Do I need a lawyer for a deed transfer?
No, for simple transfers between family members using a quitclaim deed. Deed forms are available from stationery stores, online services, and some county recorder websites. You fill out the form, sign it before a notary, and record it. However, a lawyer is recommended if the transfer involves a sale for value, if the property has a mortgage, if you are unsure about the tax consequences, if you need to choose between different vesting options with different inheritance consequences, or if the transfer is part of a divorce or an estate plan. A defective deed that is discovered years later costs more to fix than the attorney fee to prepare it correctly the first time.
How long does a deed transfer take?
The deed can be signed and notarized in a single meeting lasting fifteen minutes. Recording typically takes one to three business days depending on the county recorder’s processing time.
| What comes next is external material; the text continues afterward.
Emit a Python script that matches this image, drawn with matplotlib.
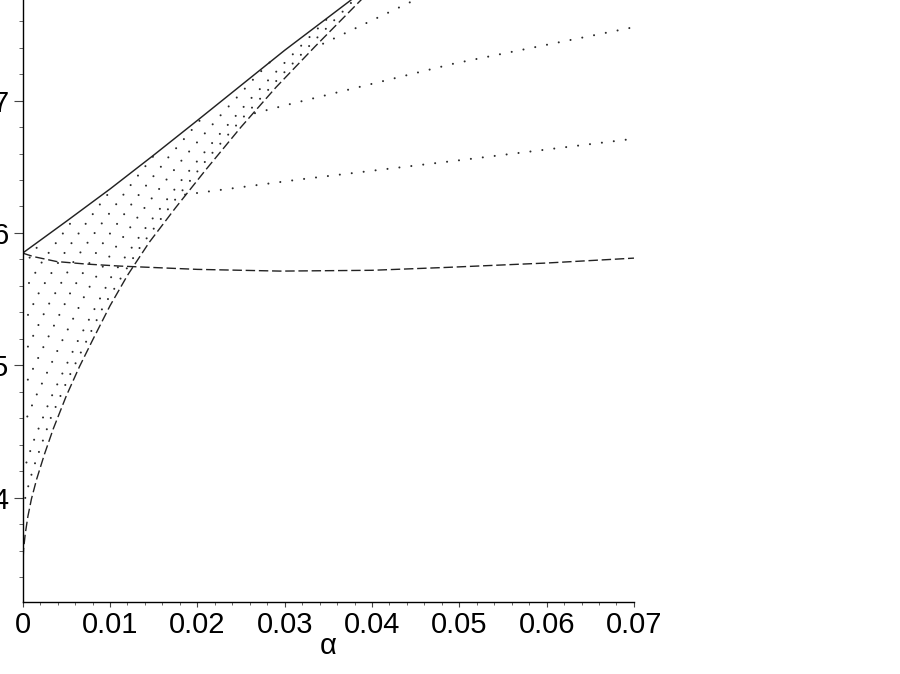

The transfer is legally effective between the parties upon delivery and acceptance, even before recording. In a sale transaction, the entire process from contract to recording takes 30 to 45 days, but the deed transfer itself is the final step that takes minutes once all other closing conditions are satisfied.
The Short Version
A deed transfer is how property changes hands. You sign a deed naming the new owner. You record it. The ownership changes. The process is the same whether you are selling your house for $500,000, giving it to your child, adding your spouse after marriage, or funding your living trust. The deed type and the tax consequences differ. The mechanics do not.
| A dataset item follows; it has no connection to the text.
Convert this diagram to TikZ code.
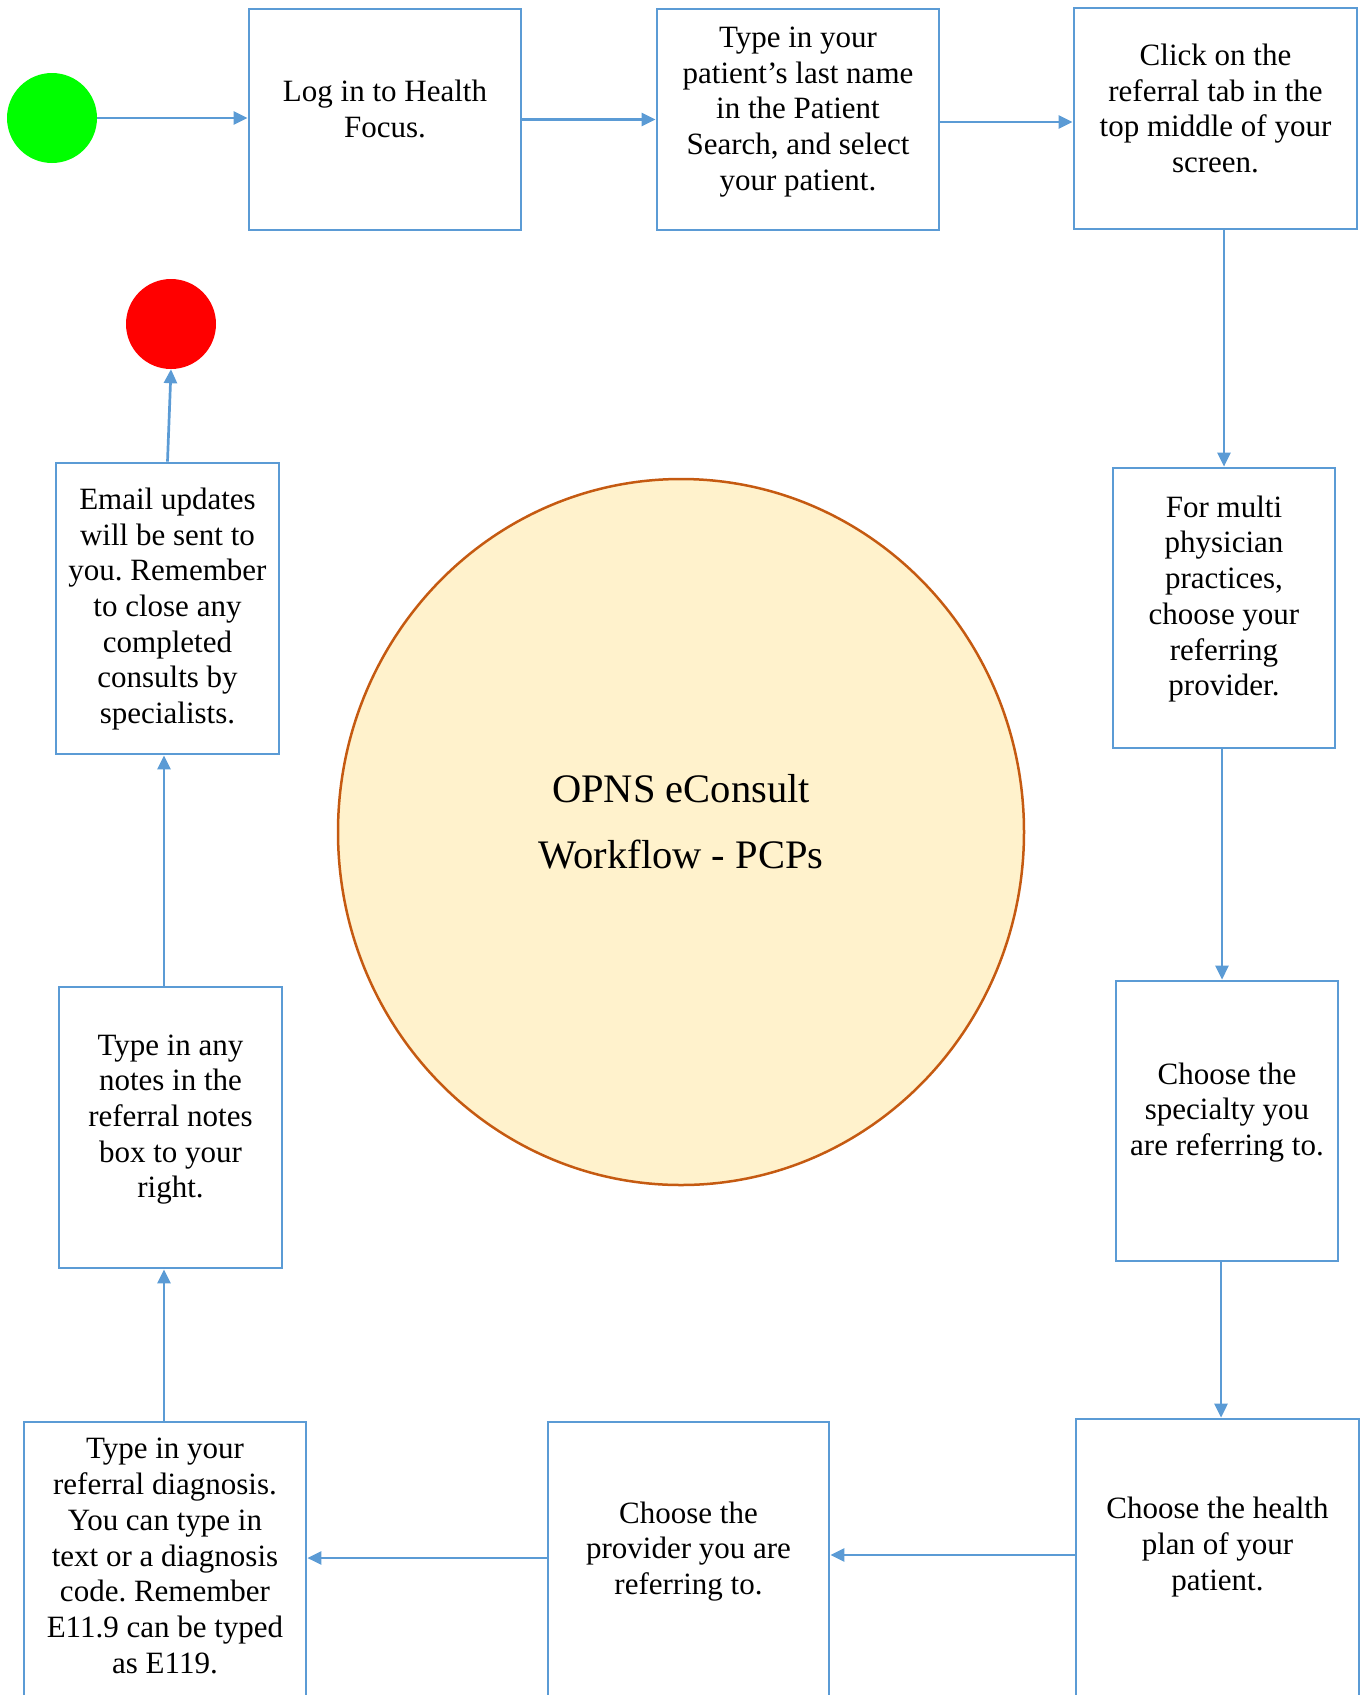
\documentclass[tikz,border=0pt]{standalone}
\usepackage{fontspec}
\setmainfont{Liberation Serif}
\usetikzlibrary{arrows.meta,shapes.geometric}
\frenchspacing

\definecolor{boxblue}{RGB}{91,155,213}
\definecolor{hubfill}{RGB}{255,242,204}
\definecolor{hubline}{RGB}{197,90,17}

\tikzset{
    stepbox/.style={draw=boxblue, line width=2.7pt, rectangle, inner sep=0pt},
    steptext/.style={align=center, inner sep=0pt, font=\fontsize{31}{35.7}\selectfont},
    flow/.style={draw=boxblue, line width=2.7pt, -{Triangle[length=14pt,width=13pt]}}
}

\begin{document}
\begin{tikzpicture}[x=1pt, y=-1pt]
    % Page: 1364 x 1695, y runs downwards
    \useasboundingbox (0,0) rectangle (1364,1695);

    % Start and stop dots
    \node[circle, fill=green, minimum size=90pt, inner sep=0pt] (start) at (52,118) {};
    \node[circle, fill=red, minimum size=90pt, inner sep=0pt] (stop) at (171,324) {};

    % Centre hub
    \node[ellipse, draw=hubline, fill=hubfill, line width=2.5pt,
          minimum width=686pt, minimum height=706pt] (hub) at (681,832) {};
    \node[align=center, inner sep=0pt, font=\fontsize{40.5}{66}\selectfont]
        (title) at (681,822) {OPNS eConsult\\Workflow - PCPs};

    % Top row
    \node[stepbox, minimum width=272pt, minimum height=221pt] (login) at (385,119.5) {};
    \node[steptext] (login-t) at (385,109) {Log in to Health\\Focus.};
    \node[stepbox, minimum width=282pt, minimum height=221pt] (search) at (798,119.5) {};
    \node[steptext] (search-t) at (798,112) {Type in your\\patient’s last name\\in the Patient\\Search, and select\\your patient.};
    \node[stepbox, minimum width=283pt, minimum height=221pt] (tab) at (1215.5,118.5) {};
    \node[steptext] (tab-t) at (1215.5,108.5) {Click on the\\referral tab in the\\top middle of your\\screen.};

    % Right column
    \node[stepbox, minimum width=222pt, minimum height=280pt] (provider) at (1224,608) {};
    \node[steptext] (provider-t) at (1224,599) {For multi\\physician\\practices,\\choose your\\referring\\provider.};
    \node[stepbox, minimum width=222pt, minimum height=280pt] (specialty) at (1227,1121) {};
    \node[steptext] (specialty-t) at (1227,1112.5) {Choose the\\specialty you\\are referring to.};

    % Bottom row (boxes run off the page)
    \node[stepbox, minimum width=283pt, minimum height=285pt] (plan) at (1217.5,1561.5) {};
    \node[steptext] (plan-t) at (1217.5,1547) {Choose the health\\plan of your\\patient.};
    \node[stepbox, minimum width=281pt, minimum height=285pt] (choose) at (688.5,1564.5) {};
    \node[steptext] (choose-t) at (688.5,1551.5) {Choose the\\provider you are\\referring to.};
    \node[stepbox, minimum width=282pt, minimum height=285pt] (diag) at (165,1564.5) {};
    \node[steptext] (diag-t) at (165,1556) {Type in your\\referral diagnosis.\\You can type in\\text or a diagnosis\\code. Remember\\E11.9 can be typed\\as E119.};

    % Left column
    \node[stepbox, minimum width=223pt, minimum height=281pt] (notes) at (170.5,1127.5) {};
    \node[steptext] (notes-t) at (170.5,1119.5) {Type in any\\notes in the\\referral notes\\box to your\\right.};
    \node[stepbox, minimum width=223pt, minimum height=291pt] (email) at (167.5,608.5) {};
    \node[steptext] (email-t) at (167.5,609) {Email updates\\will be sent to\\you. Remember\\to close any\\completed\\consults by\\specialists.};

    % Arrows
    \draw[flow] (start.east) -- (start.east -| login.west);
    \draw[flow] (login.east) -- (search.west);
    \draw[flow] ([yshift=-2.5]search.east) -- ([yshift=-2.5]search.east -| tab.west);
    \draw[flow] (tab.south -| provider.north) -- (provider.north);
    \draw[flow] ([xshift=-2]provider.south) -- ([xshift=-2]provider.south |- specialty.north);
    \draw[flow] ([xshift=-6]specialty.south) -- ([xshift=-6]specialty.south |- plan.north);
    \draw[flow] ([yshift=6.5]plan.west) -- ([yshift=6.5]plan.west -| choose.east);
    \draw[flow] ([yshift=6.5]choose.west) -- ([yshift=6.5]choose.west -| diag.east);
    \draw[flow] ([xshift=-1]diag.north) -- ([xshift=-1]diag.north |- notes.south);
    \draw[flow] ([xshift=-6.5]notes.north) -- ([xshift=-6.5]notes.north |- email.south);
    \draw[flow] (email.north) -- (stop.south);
\end{tikzpicture}
\end{document}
If the transfer is simple and between people who trust each other, you can do it yourself with a quitclaim deed and a trip to the notary and the county recorder. If the transfer involves money, a mortgage, tax planning, or estate planning, spend the $500 on an attorney. The deed you record today will be examined by a title company when you or your heirs sell the property years from now. A defect that costs $500 to prevent costs $5,000 to fix after it has been in the public record for a decade.